Nizar Baraka parmi les ministres ?

« Maintenant, on connaît la réalité de notre pays. Il faut compter avec ça aussi et ne pas penser que le SG du parti a toute la liberté pour composer son équipe de ministres », nuance une de nos sources.

Reste la question de savoir si Nizar Baraka sera ministre ou pas. C’est la grande question du moment à laquelle personne n’a de réponse.

Si le SG du PAM, Abdellatif Ouahbi, qui participera fort probablement selon nos sources au gouvernement, a déjà déclaré qu’il ne sera pas ministre au cas où il n'arriverait pas premier aux élections, Nizar Baraka n’a jamais abordé le sujet.

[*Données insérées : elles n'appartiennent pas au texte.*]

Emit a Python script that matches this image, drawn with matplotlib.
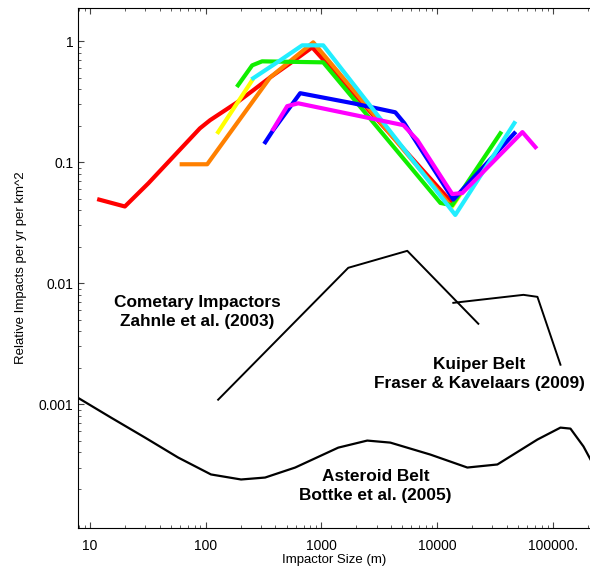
import numpy as np
import matplotlib
matplotlib.use("Agg")
import matplotlib.pyplot as plt
from matplotlib.ticker import FixedLocator, FixedFormatter

plt.rcParams['font.family'] = ['Liberation Sans', 'DejaVu Sans']

# coloured model curves (impactor size in m, relative impacts)
red_x = [12, 20, 32, 89, 109, 187, 257, 361, 537, 832, 13500]
red_y = [0.049, 0.043, 0.067, 0.19, 0.222, 0.312, 0.392, 0.502, 0.655, 0.887, 0.046]

yellow_x = [128, 252, np.nan, 13500, 23600]
yellow_y = [0.177, 0.474, np.nan, 0.043, 0.094]

orange_x = [62, 103, 361, 849, 12250, 13000]
orange_y = [0.096, 0.096, 0.502, 0.976, 0.047, 0.044]

green_x = [190, 252, 307, 1036, 10670, 13500, 35200]
green_y = [0.431, 0.63, 0.68, 0.667, 0.046, 0.044, 0.173]

blue_x = [327, 383, 655, 1884, 4347, 5200, 13800, 46500]
blue_y = [0.146, 0.184, 0.371, 0.306, 0.258, 0.21, 0.049, 0.173]

cyan_x = [257, 440, 682, 1036, 14350, 46500]
cyan_y = [0.493, 0.693, 0.922, 0.922, 0.0366, 0.21]

magenta_x = [383, 506, 630, 5110, 6750, 13500, 16500, 54600, 70700]
magenta_y = [0.187, 0.29, 0.306, 0.202, 0.152, 0.0545, 0.0555, 0.177, 0.133]

# black reference curves
comet_x = [128, 1706, 5520, 22700]
comet_y = [0.00109, 0.0134, 0.0185, 0.00462]

kuiper_x = [13800, 55700, 73600, 116400]
kuiper_y = [0.00688, 0.00801, 0.00771, 0.00212]

asteroid_x = [7.87, 15.2, 29.9, 57.7, 111, 202, 326, 593, 1397, 2488, 3936,
              8730, 18240, 33170, 73600, 116400, 142000, 184000, 211500]
asteroid_y = [0.00113, 0.000775, 0.00053, 0.000363, 0.000263, 0.000239,
              0.000248, 0.0003, 0.000438, 0.000501, 0.000482, 0.000384,
              0.0003, 0.000318, 0.000511, 0.000641, 0.000629, 0.000448, 0.00035]

xticks = [10, 100, 1000, 10000, 100000]
xtick_labels = ['10', '100', '1000', '10000', '100000.']
yticks = [0.001, 0.01, 0.1, 1]
ytick_labels = ['0.001', '0.01', '0.1', '1']

fig = plt.figure(figsize=(5.9, 5.7), dpi=100)
ax = fig.add_axes([0.1322, 0.0737, 0.868, 0.912])

lw = 3.0
ax.plot(red_x, red_y, color='#ff0000', lw=lw)
ax.plot(yellow_x, yellow_y, color='#ffff00', lw=lw)
ax.plot(orange_x, orange_y, color='#ff8000', lw=lw)
ax.plot(green_x, green_y, color='#11ee00', lw=lw)
ax.plot(blue_x, blue_y, color='#0000ff', lw=lw)
ax.plot(cyan_x, cyan_y, color='#22eeff', lw=lw)
ax.plot(magenta_x, magenta_y, color='#ff00ff', lw=lw)

ax.plot(comet_x, comet_y, color='black', lw=1.4)
ax.plot(kuiper_x, kuiper_y, color='black', lw=1.4)
ax.plot(asteroid_x, asteroid_y, color='black', lw=1.6)

ax.set_xscale('log')
ax.set_yscale('log')
ax.set_xlim(7.87, 2.1e5)
ax.set_ylim(9.5e-5, 1.87)
ax.spines['right'].set_visible(False)

ax.xaxis.set_major_locator(FixedLocator(xticks))
ax.xaxis.set_major_formatter(FixedFormatter(xtick_labels))
ax.yaxis.set_major_locator(FixedLocator(yticks))
ax.yaxis.set_major_formatter(FixedFormatter(ytick_labels))
ax.tick_params(which='both', direction='in', top=True, right=False,
               color='#444444', labelsize=10)
ax.tick_params(which='major', length=4, width=0.8)
ax.tick_params(which='minor', length=2.5, width=0.6)
ax.tick_params(axis='x', pad=8)

ax.set_xlabel('Impactor Size (m)', fontsize=9.5, labelpad=1)
ax.set_ylabel('Relative Impacts per yr per km^2', fontsize=9.5, labelpad=8)

bold = dict(fontsize=12.4, fontweight='bold', ha='center', va='center',
            linespacing=1.35)
ax.text(84, 0.0058, 'Cometary Impactors\nZahnle et al. (2003)', **bold)
ax.text(23000, 0.00178, 'Kuiper Belt\nFraser & Kavelaars (2009)', **bold)
ax.text(2920, 0.000212, 'Asteroid Belt\nBottke et al. (2005)', **bold)

fig.savefig('out.png', dpi=100)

Le gouvernement Akhannouch sera organisé, selon nos informations, en pôles, avec une vingtaine de départements et quelques secrétariats d’Etat.

Si Baraka décide d’entrer au gouvernement, Akhannouch devra lui réserver une place de choix. Sinon, il n’ira pas, prédisent ses proches. Il se peut donc qu’il soit à la tête d’un pôle, le social ou l’économique, comme il se peut qu’il se contente du portefeuille de l’Economie et des Finances, si le RNI accepte de le lâcher. Ce qui n’est pas joué d’avance.

« Il y a aussi l’option de la présidence de la première chambre qui peut être proposée à Nizar Baraka. C’est le troisième poste dans la hiérarchie du pays. L’Istiqlal le mérite étant la troisième force politique du pays et un facteur d’équilibre dans le prochain gouvernement », prédit une de nos sources. d'autres sources nous assurent que la présidence de la chambre a été promise au PAM qui fera également partie du gouvernement.

Une option qui paraît peu plausible quand on connaît Nizar Baraka, qui ne voudra peut-être pas d’un poste certes prestigieux, mais protocolaire. Lui, c’est plutôt un homme d’action. Et voudra certainement être dans le feu de l'action, faire partie de ce « gouvernement de combat » qu’on nous promet, en y jouant un rôle majeur.